The marketplace is a social system in which customers, companies, and media interact. Communication involves the sending and receiving of messages. A company or brand can communicate with, or "touch," customers, prospects, and other stakeholders in many different ways. What many companies overlook and fail to leverage are opportunities for dialogue with customers and prospects.

Companies sometimes believe that if they don't say anything or don't respond to a customer, they have avoided sending a brand message. Wrong! A company CEO who responds to a question from the media with "No comment," actually communicates a great deal. What most people "hear" is that the CEO is scared to give the right answer or doesn't know the answer, both of which are bad messages to send. A company that chooses not to respond to a customer's complaint communicates loudly and clearly that it doesn't care about its customers and is not willing to stand behind its products.
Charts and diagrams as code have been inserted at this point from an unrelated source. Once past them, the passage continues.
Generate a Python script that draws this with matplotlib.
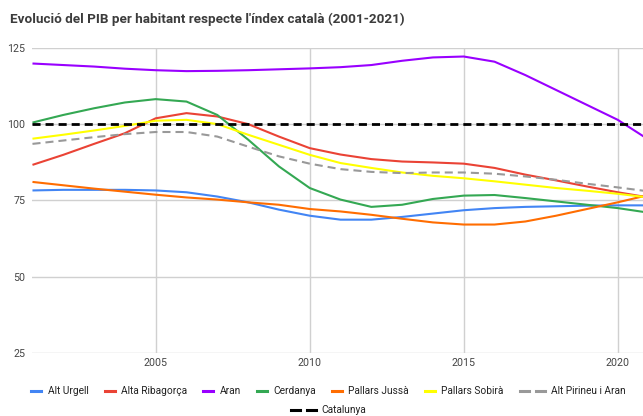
import matplotlib
matplotlib.use("Agg")
import matplotlib.pyplot as plt
from matplotlib.lines import Line2D
from matplotlib.offsetbox import DrawingArea, TextArea, HPacker, VPacker, AnchoredOffsetbox

plt.rcParams['font.family'] = ['Roboto', 'DejaVu Sans']
plt.rcParams['lines.scale_dashes'] = False

years = list(range(2001, 2022))

alt_urgell = [78.3, 78.5, 78.5, 78.5, 78.3, 77.7, 76.3, 74.4, 72.0, 70.0, 68.7,
              68.7, 69.6, 70.7, 71.8, 72.5, 72.9, 73.1, 73.3, 73.4, 73.4]
alta_ribagorca = [86.7, 90.0, 93.6, 97.1, 102.0, 103.7, 102.6, 100.1, 96.0, 92.2, 90.1,
                  88.6, 87.8, 87.5, 87.1, 85.7, 83.5, 81.6, 79.6, 77.7, 76.0]
aran = [120.0, 119.5, 119.0, 118.3, 117.8, 117.5, 117.6, 117.8, 118.1, 118.4, 118.8,
        119.5, 120.9, 122.0, 122.3, 120.6, 116.2, 111.3, 106.4, 101.5, 95.0]
cerdanya = [100.6, 103.1, 105.3, 107.2, 108.3, 107.5, 103.1, 95.0, 86.2, 79.1, 75.3,
            72.9, 73.6, 75.5, 76.6, 76.8, 75.8, 74.7, 73.6, 72.5, 71.0]
pallars_jussa = [81.1, 80.0, 78.9, 77.9, 76.9, 76.0, 75.3, 74.4, 73.6, 72.2, 71.4,
                 70.3, 69.0, 67.8, 67.1, 67.1, 68.1, 70.0, 72.2, 74.4, 76.8]
pallars_sobira = [95.3, 96.6, 98.0, 99.5, 101.2, 101.5, 100.1, 96.6, 93.3, 90.0, 87.3,
                  85.7, 84.2, 83.1, 82.3, 81.3, 80.2, 79.1, 78.2, 77.2, 76.0]
alt_pirineu = [93.6, 94.7, 95.8, 96.8, 97.5, 97.5, 96.0, 92.7, 89.5, 87.1, 85.3,
               84.4, 84.0, 84.2, 84.2, 83.8, 82.9, 81.8, 80.5, 79.3, 78.0]
catalunya = [100] * 21

series = [
    ("Alt Urgell", alt_urgell, "#4285F4", False),
    ("Alta Ribagorça", alta_ribagorca, "#EA4335", False),
    ("Aran", aran, "#9900FF", False),
    ("Cerdanya", cerdanya, "#34A853", False),
    ("Pallars Jussà", pallars_jussa, "#FF6D01", False),
    ("Pallars Sobirà", pallars_sobira, "#FFFF00", False),
    ("Alt Pirineu i Aran", alt_pirineu, "#999999", True),
    ("Catalunya", catalunya, "#000000", True),
]

fig = plt.figure(figsize=(6.43, 4.16), dpi=100)
ax = fig.add_axes([0.0505, 0.1522, 0.9495, 0.7317])

for name, vals, color, dashed in series:
    lw = 2.0 if name == "Catalunya" else 1.5
    line, = ax.plot(years, vals, color=color, lw=lw, label=name,
                    solid_capstyle='butt')
    if dashed:
        line.set_dashes((5.8, 3.6))

ax.set_xlim(2001, 2020.82)
ax.set_ylim(25, 125)
ax.set_yticks([25, 50, 75, 100, 125])
ax.set_xticks([2005, 2010, 2015, 2020])
ax.grid(True, color='#d0d0d0', lw=1.0)
ax.set_axisbelow(True)
for s in ax.spines.values():
    s.set_visible(False)
ax.tick_params(length=0, labelsize=7.7, labelcolor='#444444', pad=4)
ax.tick_params(axis='y', pad=5)

fig.text(0.0156, 0.953, "Evolució del PIB per habitant respecte l'índex català (2001-2021)",
         fontsize=9.7, fontweight='bold', color='#3c3c3c', va='center')

# legend built from offset boxes so solid and dashed keys can have different lengths
def legend_item(name, color, dashed):
    h = 7.0
    if dashed:
        da = DrawingArea(18, h, 0, 0)
        da.add_artist(Line2D([0, 6.5], [h / 2, h / 2], color=color, lw=2.2))
        da.add_artist(Line2D([11.5, 18], [h / 2, h / 2], color=color, lw=2.2))
    else:
        da = DrawingArea(7.2, h, 0, 0)
        da.add_artist(Line2D([0, 7.2], [h / 2, h / 2], color=color, lw=2.2))
    txt = TextArea(name, textprops=dict(fontsize=7.3, color='#222222'))
    return HPacker(children=[da, txt], sep=4.5, align='center', pad=0)

row1 = HPacker(children=[legend_item(n, c, d) for n, v, c, d in series[:7]],
               sep=11.7, align='center', pad=0)
row2 = HPacker(children=[legend_item(n, c, d) for n, v, c, d in series[7:]],
               sep=11.7, align='center', pad=0)
box = VPacker(children=[row1, row2], sep=6, align='center', pad=0)
anchored = AnchoredOffsetbox(loc='lower center', child=box, frameon=False,
                             bbox_to_anchor=(0.511, 0.003), bbox_transform=fig.transFigure,
                             borderpad=0, pad=0)
fig.add_artist(anchored)

fig.savefig("out.png", dpi=100, facecolor='white')
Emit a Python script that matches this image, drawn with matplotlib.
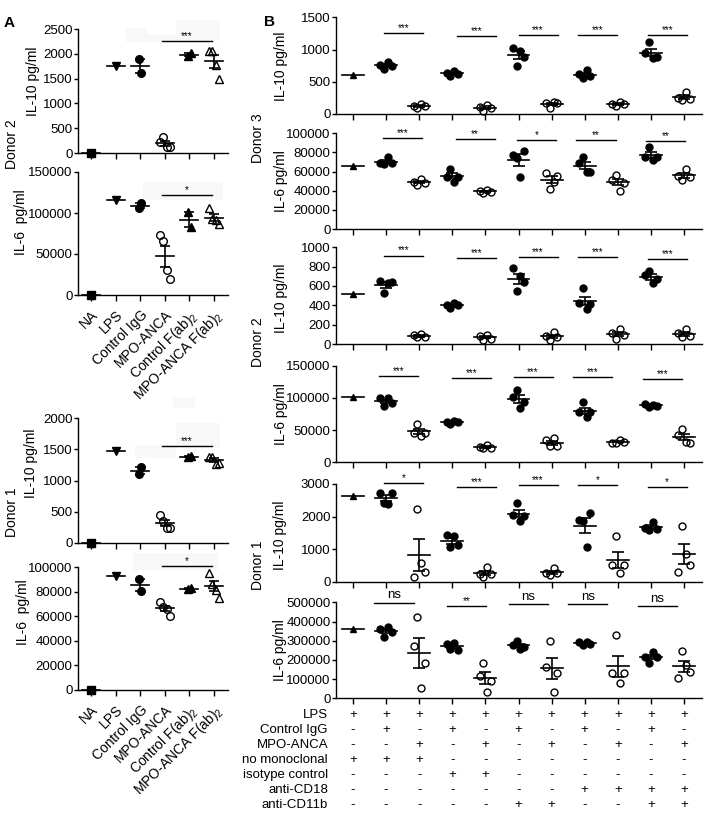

Every thing and every person and every message that touches a customer communicates something positive or negative about the organization. The appearance of a service employee, whether neat or sloppy, says something about the company's pride in its work. The design of a product and package says modern, juvenile, feminine, old-fashioned, expensive, dull, or something else. The tone of voice on the phone or the attitude of a clerk or customer-service representative all speak to the personality and friendliness of the organization.

A company and a brand cannot not communicate. The challenge, then, is how to manage brand communication in order to accomplish business and marketing objectives cost-effectively. To answer this question requires understanding how communication—and marketing communication—work, which is what this chapter is about.